How to use Twitter’s powerful search function:
First you put in the acronym with or without a hashtag followed by from:thweissxfx into the search field. Example: #FFF from:thweissxfx
Then you sort the outcome via “Latest”.
If you are interested in a specific time-period simply go to Advanced Search.
Thweis List of Acronyms
- WOP: Window of Opportunity. This term describes the -oftentimes- brief periods in the market where you should try to seek active entries or even start to trade on margin. The market moves in phases and you can’t expect to make steady profits throughout the year. More often than not you will make the chunk of your anual profts during a couple brief windows of opportunity. Try to be in a strong mental position before such periods show up.
- FFF: Fade to Fake to Flat IPO chart pattern. This is not just a general pattern, it is also a trading setup where the flat phase triggers the entry. During the flat phase you want the daily closes to be confined to a PLL zone but don’t be too strict. Oftentimes there is a QTS on top.
- PLL: Peak Liquidity Level. This is a term I coined to better describe a high volume level in the volume-by-price indicator.
- LLL: Low Liquidity Level or volume void: This is the opposite of the Peak Liquidity Level explained above. Between high volume levels there is usually a price range where little trading took place. A stock needs net buying/selling in order to make it through that LLL. Such a move is therefore much more significant compared to price fluctuations inside a PLL zone.

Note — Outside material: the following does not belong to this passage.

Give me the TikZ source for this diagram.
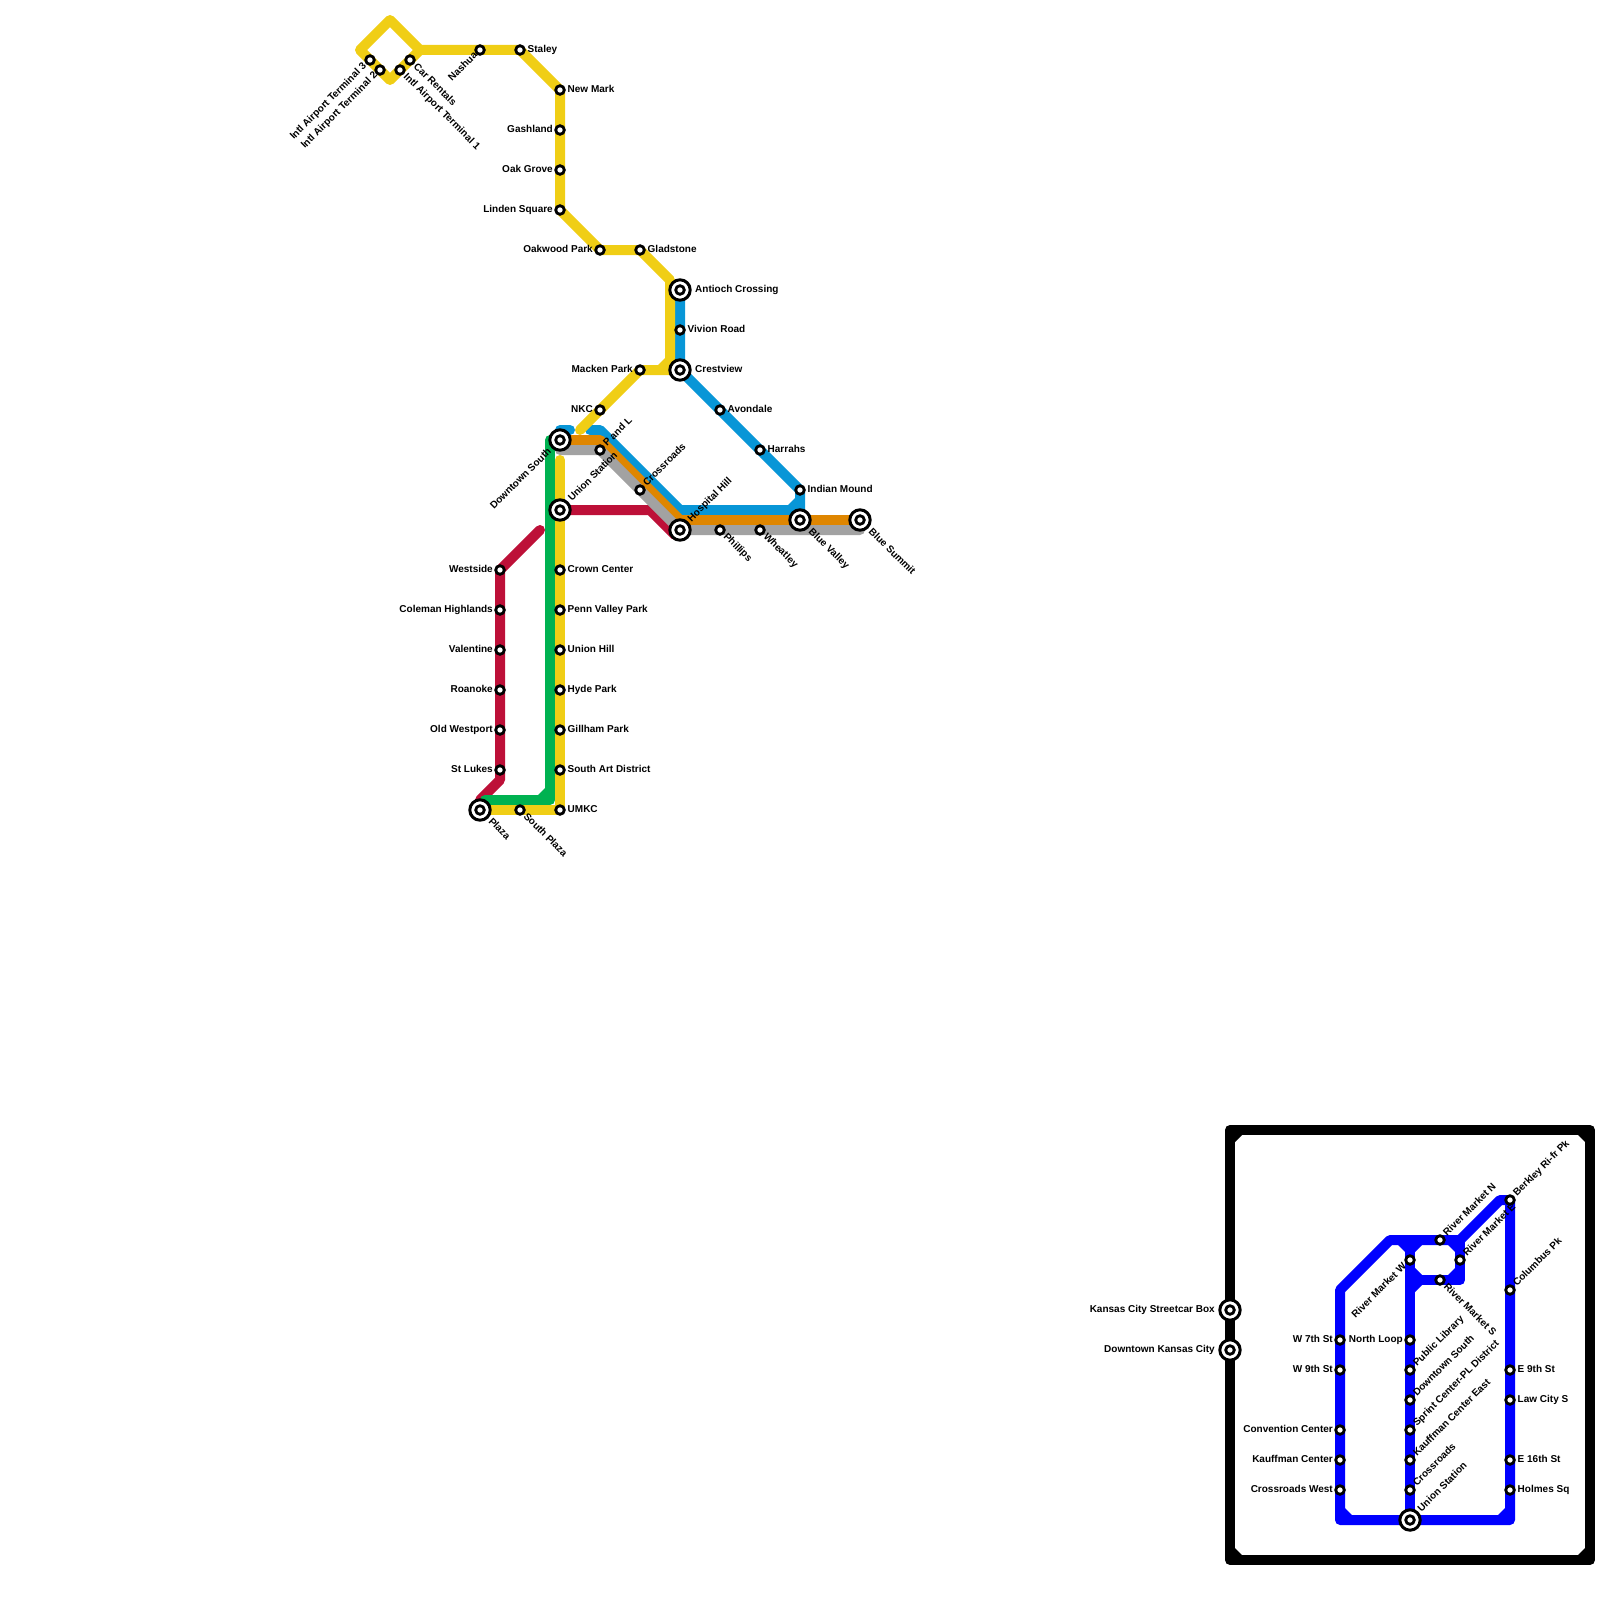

- QTS: Quiet and tight setup. A pullback into a PLL or short term moving average on low volume and with a tight daily trading range compared to the typcial average true range of the respective stock.
- URS: Undercut and rally stock setup. A typical Wyckoff price and volume pattern where price undercuts a meaningful prior low in the chart and then rallies just to close back above that low line. Can be a one or two-day affair.
- IPO: Stocks which came public in the recent past.
- Clothesline: An upper trendline on a logarithmic chart connecting the highs. Typically price bounces off the trendline giving it the apparance of multiple pegs on a clothesline. Can be used as a price target or to time climax moves and short setups. The longer the duration the better.
- Test: Low volume retests. Price testing a prior low (high) w/o an undercut on muted volume and a general lack of selling (buying) interest. This gives big operators the confirmation that sellers (buyers) are absorbed and that they can now finally start their accumulation (distribution) campaign. Follow them!
- MGS: Momentum Gap setup. A breakway or runaway momentum gap. This occurs after earnings in almost all cases. However it can also be triggered by any other catalyst causing a meaningful overnight gap.
- Gap: An overnight gap in the price of a stock. Stocks don’t like gaps and they are often filled. ‘Often’ is an understatement!
- FHS: Fishhook setup. This is basically a multi day retest of the lows of an earnings momentum gap setup. Can be used to layer into MGS’s.
- 10% Rule: +10% intraday scale-out rule. When a stock is up around 10% intraday I typically scale-out some into strength in order to make it more easy to secure my desired risk multiple winners. Be aware of support and resistance levels as they can interfere.
- ORB: Opening range breakout. This is a technique which can be used to buy into or better yet scale-into breakaway moves. Once price exceeds the highs of the first 15-min bar of the session, it is considered a 15min ORB. I mostly use these as an additional scale-in technique for the momentum gap setup on gap-up day.
I started to use those acronyms in mid 2020, so if you are looking for an earlier time period you should rather search for the fully written-out terms.